[Data entries]:
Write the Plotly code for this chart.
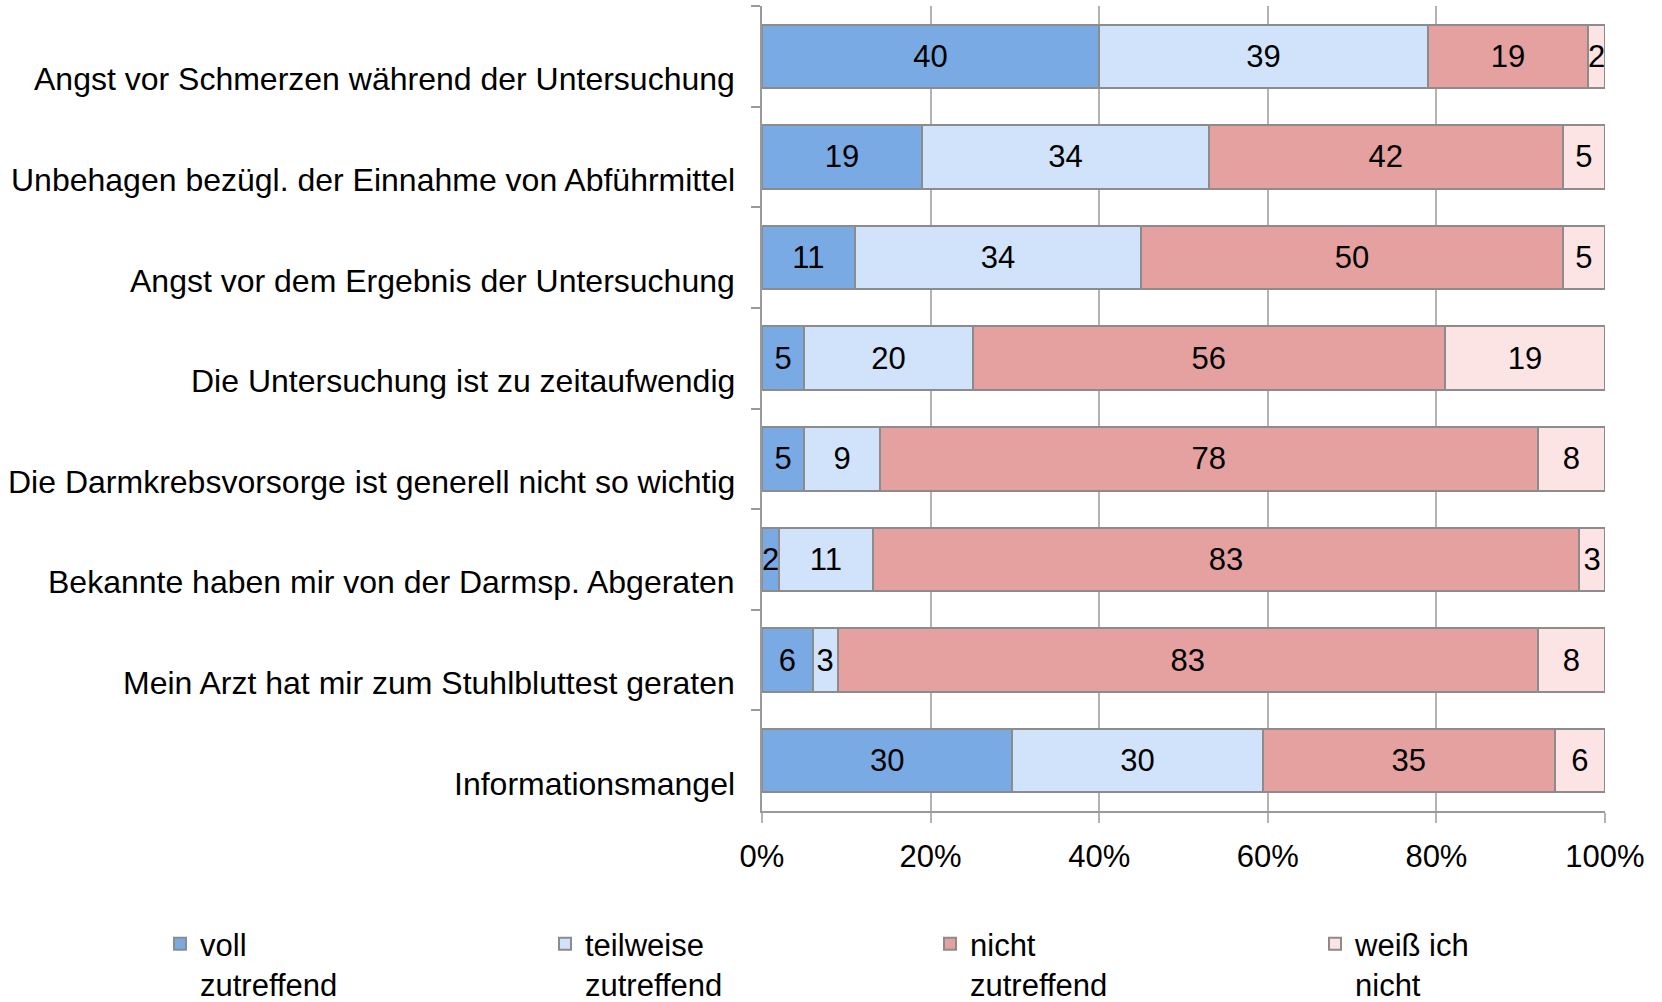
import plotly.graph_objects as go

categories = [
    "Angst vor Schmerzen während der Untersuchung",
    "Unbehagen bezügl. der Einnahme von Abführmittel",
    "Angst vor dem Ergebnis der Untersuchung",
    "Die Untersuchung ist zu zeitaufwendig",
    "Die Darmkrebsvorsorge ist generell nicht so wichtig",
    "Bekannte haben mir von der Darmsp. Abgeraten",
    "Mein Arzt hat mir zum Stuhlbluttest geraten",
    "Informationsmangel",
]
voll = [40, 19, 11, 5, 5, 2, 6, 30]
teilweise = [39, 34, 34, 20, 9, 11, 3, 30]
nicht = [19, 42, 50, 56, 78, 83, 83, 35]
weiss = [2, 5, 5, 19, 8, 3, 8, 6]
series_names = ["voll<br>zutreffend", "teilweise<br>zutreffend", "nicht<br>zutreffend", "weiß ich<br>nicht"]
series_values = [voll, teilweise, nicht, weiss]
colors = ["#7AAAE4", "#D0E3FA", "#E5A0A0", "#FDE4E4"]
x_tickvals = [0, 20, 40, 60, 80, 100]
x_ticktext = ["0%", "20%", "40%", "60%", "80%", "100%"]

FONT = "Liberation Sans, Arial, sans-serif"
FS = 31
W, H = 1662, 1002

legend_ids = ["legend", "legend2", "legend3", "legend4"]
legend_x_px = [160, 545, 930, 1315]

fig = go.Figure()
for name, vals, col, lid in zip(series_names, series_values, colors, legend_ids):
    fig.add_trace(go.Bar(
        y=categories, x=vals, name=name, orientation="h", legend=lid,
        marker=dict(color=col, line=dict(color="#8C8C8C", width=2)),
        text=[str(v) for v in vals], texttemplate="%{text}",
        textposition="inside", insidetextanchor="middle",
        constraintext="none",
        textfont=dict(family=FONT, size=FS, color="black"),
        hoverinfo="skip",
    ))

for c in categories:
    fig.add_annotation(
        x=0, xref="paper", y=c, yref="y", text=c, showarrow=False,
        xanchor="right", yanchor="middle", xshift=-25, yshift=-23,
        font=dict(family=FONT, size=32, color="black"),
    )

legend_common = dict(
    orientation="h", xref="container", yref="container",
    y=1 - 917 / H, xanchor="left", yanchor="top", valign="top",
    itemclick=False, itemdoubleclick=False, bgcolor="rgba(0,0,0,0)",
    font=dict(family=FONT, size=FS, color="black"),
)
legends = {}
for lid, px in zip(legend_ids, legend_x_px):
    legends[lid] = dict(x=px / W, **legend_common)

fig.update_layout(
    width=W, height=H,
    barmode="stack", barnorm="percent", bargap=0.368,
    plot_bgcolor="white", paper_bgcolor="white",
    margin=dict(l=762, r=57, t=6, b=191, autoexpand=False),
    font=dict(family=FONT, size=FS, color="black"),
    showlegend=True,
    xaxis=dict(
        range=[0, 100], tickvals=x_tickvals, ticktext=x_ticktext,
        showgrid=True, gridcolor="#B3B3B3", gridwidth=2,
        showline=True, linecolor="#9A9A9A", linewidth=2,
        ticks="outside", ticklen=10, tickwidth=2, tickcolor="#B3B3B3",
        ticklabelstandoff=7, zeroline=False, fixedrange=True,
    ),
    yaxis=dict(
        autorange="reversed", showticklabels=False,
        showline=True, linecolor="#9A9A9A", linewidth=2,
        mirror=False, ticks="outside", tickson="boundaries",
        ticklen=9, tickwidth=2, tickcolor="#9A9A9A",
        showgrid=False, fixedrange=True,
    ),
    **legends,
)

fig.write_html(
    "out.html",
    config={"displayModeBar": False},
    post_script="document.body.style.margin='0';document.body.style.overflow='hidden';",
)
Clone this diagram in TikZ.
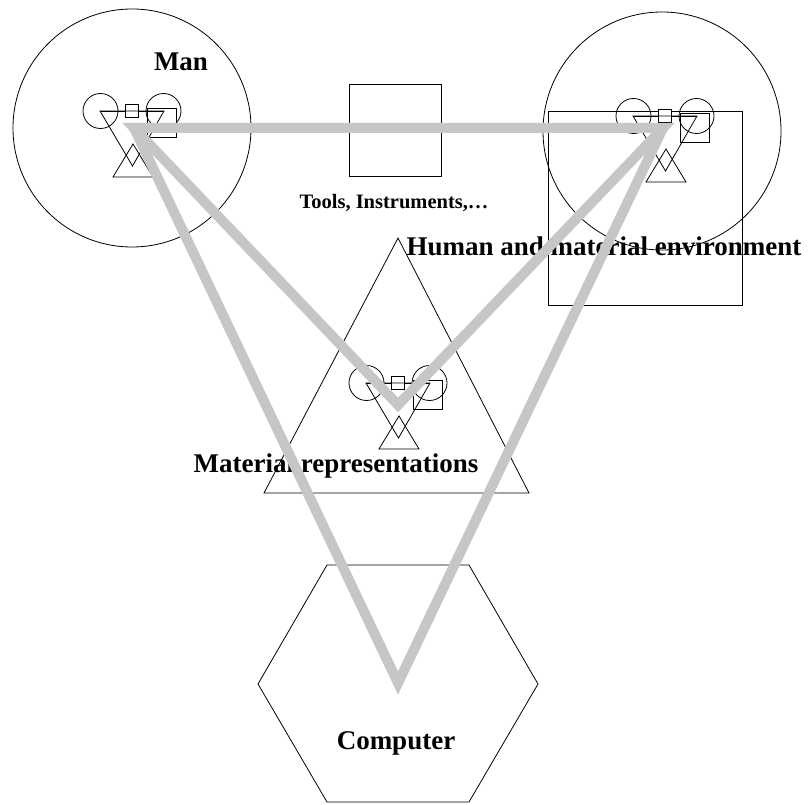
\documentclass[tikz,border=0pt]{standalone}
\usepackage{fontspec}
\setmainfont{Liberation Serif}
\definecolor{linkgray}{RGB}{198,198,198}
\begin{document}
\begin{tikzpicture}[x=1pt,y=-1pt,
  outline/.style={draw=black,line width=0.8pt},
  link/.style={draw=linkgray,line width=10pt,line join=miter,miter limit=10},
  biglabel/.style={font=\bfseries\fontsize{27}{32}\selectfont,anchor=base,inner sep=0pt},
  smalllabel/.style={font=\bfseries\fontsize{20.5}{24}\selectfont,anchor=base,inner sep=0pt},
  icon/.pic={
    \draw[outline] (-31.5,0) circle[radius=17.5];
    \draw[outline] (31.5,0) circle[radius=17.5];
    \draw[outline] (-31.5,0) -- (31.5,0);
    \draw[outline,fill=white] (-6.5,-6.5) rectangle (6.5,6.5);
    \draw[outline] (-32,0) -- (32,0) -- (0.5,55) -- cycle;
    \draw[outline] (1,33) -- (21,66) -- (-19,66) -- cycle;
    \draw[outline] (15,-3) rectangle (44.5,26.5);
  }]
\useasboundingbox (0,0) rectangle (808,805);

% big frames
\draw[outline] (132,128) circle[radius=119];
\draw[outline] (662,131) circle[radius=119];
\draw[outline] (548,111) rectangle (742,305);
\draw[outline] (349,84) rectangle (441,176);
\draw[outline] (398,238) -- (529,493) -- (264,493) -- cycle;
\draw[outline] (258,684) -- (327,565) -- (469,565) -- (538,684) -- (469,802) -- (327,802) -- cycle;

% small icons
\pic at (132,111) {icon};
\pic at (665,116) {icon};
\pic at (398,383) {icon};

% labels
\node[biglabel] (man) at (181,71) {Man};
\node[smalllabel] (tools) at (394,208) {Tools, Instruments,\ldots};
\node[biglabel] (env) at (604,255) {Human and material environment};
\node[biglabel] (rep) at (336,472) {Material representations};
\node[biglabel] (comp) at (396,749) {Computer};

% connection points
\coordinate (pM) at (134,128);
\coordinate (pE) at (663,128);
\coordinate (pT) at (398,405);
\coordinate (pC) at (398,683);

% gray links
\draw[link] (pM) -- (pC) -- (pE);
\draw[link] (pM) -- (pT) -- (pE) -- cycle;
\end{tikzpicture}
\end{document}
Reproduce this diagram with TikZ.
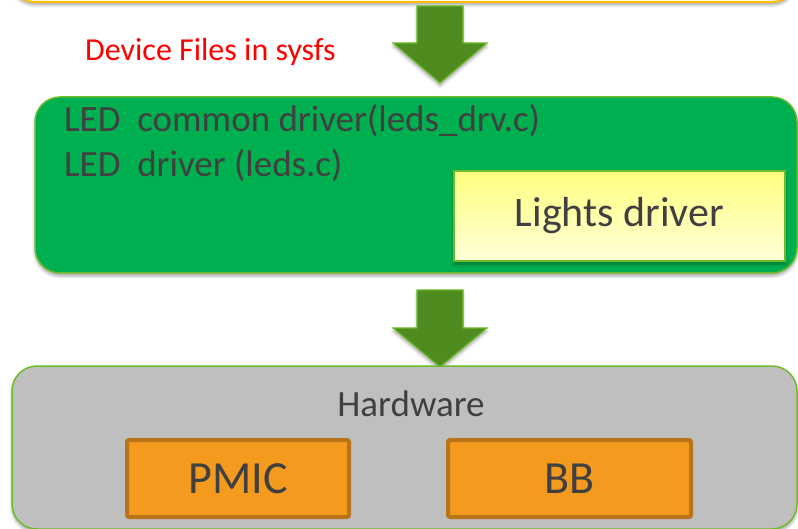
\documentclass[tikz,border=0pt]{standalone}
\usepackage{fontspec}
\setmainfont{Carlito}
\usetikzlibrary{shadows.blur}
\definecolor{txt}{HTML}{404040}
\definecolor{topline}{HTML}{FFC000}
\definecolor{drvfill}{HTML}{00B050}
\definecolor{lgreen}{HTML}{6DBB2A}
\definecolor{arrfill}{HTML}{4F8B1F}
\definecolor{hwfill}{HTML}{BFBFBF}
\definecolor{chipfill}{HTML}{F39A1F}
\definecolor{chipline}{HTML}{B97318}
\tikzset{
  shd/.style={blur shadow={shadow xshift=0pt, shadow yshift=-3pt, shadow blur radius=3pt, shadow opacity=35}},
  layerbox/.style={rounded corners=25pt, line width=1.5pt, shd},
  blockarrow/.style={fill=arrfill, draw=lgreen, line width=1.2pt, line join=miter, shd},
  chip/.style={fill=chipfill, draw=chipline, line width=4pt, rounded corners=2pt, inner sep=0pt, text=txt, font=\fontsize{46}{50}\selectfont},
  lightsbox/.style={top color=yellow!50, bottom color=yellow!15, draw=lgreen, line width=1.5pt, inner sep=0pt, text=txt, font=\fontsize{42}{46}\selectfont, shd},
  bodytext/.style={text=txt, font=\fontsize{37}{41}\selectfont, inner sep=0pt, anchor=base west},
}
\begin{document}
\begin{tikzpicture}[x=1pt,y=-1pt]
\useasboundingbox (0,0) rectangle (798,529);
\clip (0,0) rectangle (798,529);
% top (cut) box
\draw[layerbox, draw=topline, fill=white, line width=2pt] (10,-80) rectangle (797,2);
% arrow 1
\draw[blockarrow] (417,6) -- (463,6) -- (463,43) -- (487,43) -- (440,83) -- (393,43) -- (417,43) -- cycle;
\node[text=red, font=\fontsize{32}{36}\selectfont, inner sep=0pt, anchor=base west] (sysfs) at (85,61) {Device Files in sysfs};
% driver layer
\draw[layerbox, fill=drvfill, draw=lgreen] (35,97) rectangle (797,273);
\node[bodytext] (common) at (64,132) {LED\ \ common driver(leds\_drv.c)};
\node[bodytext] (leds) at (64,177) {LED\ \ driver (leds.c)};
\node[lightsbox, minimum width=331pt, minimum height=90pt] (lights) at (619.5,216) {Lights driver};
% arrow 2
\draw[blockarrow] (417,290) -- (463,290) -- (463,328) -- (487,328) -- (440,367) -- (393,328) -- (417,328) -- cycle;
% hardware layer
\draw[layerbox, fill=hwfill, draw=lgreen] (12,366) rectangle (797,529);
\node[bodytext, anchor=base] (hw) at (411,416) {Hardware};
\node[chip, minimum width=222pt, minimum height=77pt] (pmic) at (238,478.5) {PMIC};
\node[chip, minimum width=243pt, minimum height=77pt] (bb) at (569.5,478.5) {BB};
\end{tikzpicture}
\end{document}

[Directions for this task]: Locate the word "diagram" in the data above. Copy every line carrying it.

[The solution]:
Clone this diagram in TikZ.
Reproduce this diagram with TikZ.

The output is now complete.